From 9ed88381b37ec1c0691dd5e24dae5b1f2d13222e Mon Sep 17 00:00:00 2001
From: Paul Tunison <paul.tunison@kitware.com>
Date: Wed, 6 Nov 2024 16:06:57 -0500
Subject: [PATCH 09/11] Fix GT/Pred plotting

---
 tcn_hpl/callbacks/plot_metrics.py | 140 +++++++++++++++++-------------
 1 file changed, 78 insertions(+), 62 deletions(-)

diff --git a/tcn_hpl/callbacks/plot_metrics.py b/tcn_hpl/callbacks/plot_metrics.py
index 894b129c3..7fdd99309 100644
--- a/tcn_hpl/callbacks/plot_metrics.py
+++ b/tcn_hpl/callbacks/plot_metrics.py
@@ -1,13 +1,10 @@
 from collections import defaultdict
 from pathlib import Path
-import typing as ty
 from typing import Any, Dict, Optional, Tuple
 
-import kwcoco
 import matplotlib.pyplot as plt
 import numpy as np
 import pytorch_lightning as pl
-from debugpy.common.timestamp import current
 from pytorch_lightning.callbacks import Callback
 import seaborn as sns
 from pytorch_lightning.utilities.types import STEP_OUTPUT
@@ -20,19 +17,50 @@
     Image = None
 
 
+def create_video_frame_gt_preds(
+    all_targets: torch.Tensor,
+    all_preds: torch.Tensor,
+    all_source_vids: torch.Tensor,
+    all_source_frames: torch.Tensor,
+) -> Dict[int, Dict[int, Tuple[int, int]]]:
+    """
+    Create a two-layer mapping from video ID to frame ID to pair of (gt, pred)
+    class IDs.
+
+    :param all_targets: Tensor of all target window class IDs.
+    :param all_preds: Tensor of all predicted window class IDs.
+    :param all_source_vids: Tensor of video IDs for the window.
+    :param all_source_frames: Tensor of video frame number for the final
+        frame of windows.
+
+    :return: New mapping.
+    """
+    per_video_frame_gt_preds = defaultdict(dict)
+    for (gt, pred, source_vid, source_frame) in zip(
+        all_targets, all_preds, all_source_vids, all_source_frames
+    ):
+        per_video_frame_gt_preds[source_vid.item()][source_frame.item()] = (gt.item(), pred.item())
+    return per_video_frame_gt_preds
+
+
 def plot_gt_vs_preds(
     output_dir: Path,
-    per_video_frame_gt_preds: ty.Dict[ty.Any, ty.Dict[int, ty.Tuple[int, int]]],
+    per_video_frame_gt_preds: Dict[int, Dict[int, Tuple[int, int]]],
+    epoch: int,
     split="train",
-    max_items=30,
+    max_items=np.inf,
 ) -> None:
     """
     Plot activity classification truth and predictions through the course of a
     video's frames as lines.
 
+    Successive calls to this function will overwrite any images in the given
+    output directory for the given split.
+
     :param output_dir: Base directory into which to save plots.
     :param per_video_frame_gt_preds: Mapping of video-to-frames-to-tuple, where
         the tuple is the (gt, pred) pair of class IDs for the respective frame.
+    :param epoch: The current epoch number for the plot title.
     :param split: Which train/val/test split the input is for.
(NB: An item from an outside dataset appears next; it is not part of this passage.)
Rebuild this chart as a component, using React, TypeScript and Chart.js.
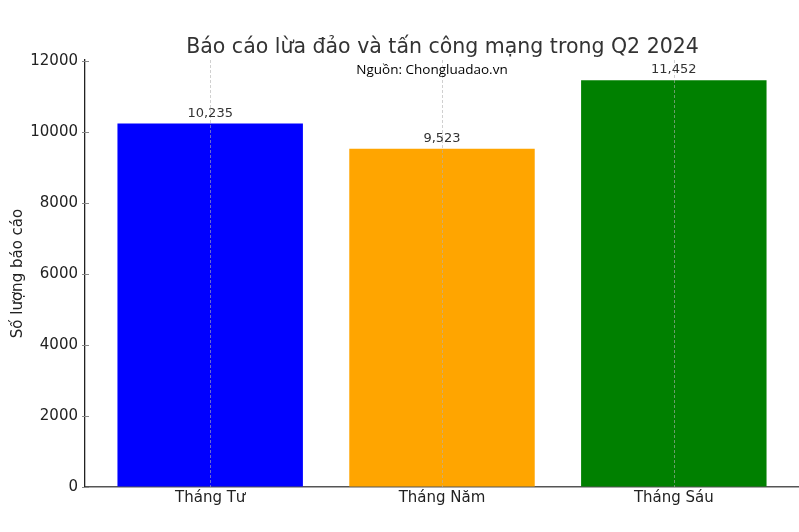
import React, { useEffect, useRef } from "react";
import { Chart, registerables } from "chart.js";

Chart.register(...registerables);

const categories = ["Tháng Tư", "Tháng Năm", "Tháng Sáu"];
const reports = [10235, 9523, 11452];
const barColors = ["#0000ff", "#ffa500", "#008000"];
const yTicks = [0, 2000, 4000, 6000, 8000, 10000, 12000];
const titleText = "Báo cáo lừa đảo và tấn công mạng trong Q2 2024";
const sourceText = "Nguồn: Chongluadao.vn";
const yTitle = "Số lượng báo cáo";

const FONT = "'DejaVu Sans', sans-serif";

const overlay = {
  id: "overlay",
  afterDatasetsDraw(chart: any) {
    const { ctx, chartArea, scales } = chart;
    const x = scales.x;
    const y = scales.y;
    ctx.save();
    // vertical dashed grid lines over bars
    ctx.strokeStyle = "rgba(176,176,176,0.75)";
    ctx.lineWidth = 0.8;
    ctx.setLineDash([3, 2]);
    categories.forEach((_, i) => {
      const px = Math.round(x.getPixelForValue(i)) + 0.5;
      ctx.beginPath();
      ctx.moveTo(px, chartArea.top);
      ctx.lineTo(px, chartArea.bottom);
      ctx.stroke();
    });
    ctx.setLineDash([]);
    // value labels
    ctx.fillStyle = "#333333";
    ctx.font = `13px ${FONT}`;
    ctx.textAlign = "center";
    ctx.textBaseline = "alphabetic";
    reports.forEach((v, i) => {
      ctx.fillText(v.toLocaleString("en-US"), x.getPixelForValue(i), y.getPixelForValue(v) - 7);
    });
    // title
    ctx.fillStyle = "#333333";
    ctx.font = `20.5px ${FONT}`;
    ctx.fillText(titleText, (chartArea.left + chartArea.right) / 2 + 0.5, 53);
    // source
    ctx.fillStyle = "#000000";
    ctx.font = `13.5px 'Open Sans', sans-serif`;
    ctx.fillText(sourceText, 432, 74);
    // y title
    ctx.save();
    ctx.translate(18, (chartArea.top + chartArea.bottom) / 2);
    ctx.rotate(-Math.PI / 2);
    ctx.fillStyle = "#222222";
    ctx.font = `15px ${FONT}`;
    ctx.textBaseline = "middle";
    ctx.fillText(yTitle, 0, 0);
    ctx.restore();
    // y ticks (small)
    ctx.strokeStyle = "#888888";
    ctx.lineWidth = 1;
    yTicks.forEach((t) => {
      const py = Math.round(y.getPixelForValue(t)) + 0.5;
      ctx.beginPath();
      ctx.moveTo(chartArea.left - 3, py);
      ctx.lineTo(chartArea.left + 4, py);
      ctx.stroke();
    });
    ctx.restore();
  },
};

export default function App() {
  const ref = useRef<HTMLCanvasElement>(null);
  useEffect(() => {
    document.body.style.margin = "0";
    const chart = new Chart(ref.current!, {
      type: "bar",
      data: {
        datasets: [
          {
            data: reports.map((v, i) => ({ x: i, y: v })),
            backgroundColor: barColors,
            borderWidth: 0,
            barPercentage: 0.8,
            categoryPercentage: 1,
          },
        ],
      },
      options: {
        responsive: false,
        animation: false,
        layout: { padding: { top: 60, left: 0, right: 0, bottom: 0 } },
        plugins: { legend: { display: false }, tooltip: { enabled: false }, title: { display: false } },
        scales: {
          x: {
            type: "linear",
            offset: false,
            min: -0.54,
            max: 2.54,
            afterBuildTicks: (s: any) => {
              s.ticks = categories.map((_, i) => ({ value: i }));
            },
            afterFit: (s: any) => {
              s.height = 45;
            },
            ticks: {
              callback: (v: any) => categories[v as number] ?? "",
              color: "#222222",
              font: { family: FONT, size: 15 },
              padding: 2,
              maxRotation: 0,
              autoSkip: false,
            },
            grid: { display: true, drawOnChartArea: false, drawTicks: false, color: "transparent" },
            border: { display: true, color: "#555555", width: 1.6 },
          },
          y: {
            type: "linear",
            min: 0,
            max: 12025,
            afterBuildTicks: (s: any) => {
              s.ticks = yTicks.map((v) => ({ value: v }));
            },
            afterFit: (s: any) => {
              s.width = 85;
            },
            ticks: {
              callback: (v: any) => String(v),
              color: "#222222",
              font: { family: FONT, size: 15 },
              padding: 7,
            },
            grid: { display: true, drawOnChartArea: false, drawTicks: true, tickLength: 0, color: "transparent" },
            border: { display: true, color: "#222222", width: 1.3 },
          },
        },
      } as any,
      plugins: [overlay],
    });
    return () => chart.destroy();
  }, []);
  return <canvas ref={ref} width={799} height={532} style={{ display: "block" }} />;
}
This will
         influence the names of files generated.
     :param max_items: Only consider the first N videos in the given
@@ -63,7 +91,7 @@ def plot_gt_vs_preds(
             label="Pred",
             ax=ax,
         ).set(
-            title=f"{split} Step Prediction Per Frame",
+            title=f"{split} Step Prediction Per Frame (Epoch {epoch})",
             xlabel="Index",
             ylabel="Step",
         )
@@ -74,7 +102,7 @@ def plot_gt_vs_preds(
         root_dir.mkdir(parents=True, exist_ok=True)
 
         fig.savefig(root_dir / f"{split}_vid{video:03d}.jpg", pad_inches=5)
-        plt.close()
+        plt.close(fig)
 
 
 class PlotMetrics(Callback):
@@ -119,23 +147,6 @@ def __init__(
         # care for plotting outputs for.
         self._has_begun_training = False
 
-        # self.topic = topic
-        #
-        # # Get Action Names
-        # mapping_file = f"{self.hparams.data_dir}/{mapping_file_name}"
-        # actions_dict = dict()
-        # with open(mapping_file, "r") as file_ptr:
-        #     actions = file_ptr.readlines()
-        #     actions = [a.strip() for a in actions]  # drop leading/trailing whitespace
-        #     for a in actions:
-        #         parts = a.split()  # split on any number of whitespace
-        #         actions_dict[parts[1]] = int(parts[0])
-        #
-        # self.class_ids = list(actions_dict.values())
-        # self.classes = list(actions_dict.keys())
-        #
-        # self.action_id_to_str = dict(zip(self.class_ids, self.classes))
-
     def on_train_batch_end(
         self,
         trainer: "pl.Trainer",
@@ -166,25 +177,26 @@ def on_train_epoch_end(
         curr_acc = pl_module.train_acc.compute()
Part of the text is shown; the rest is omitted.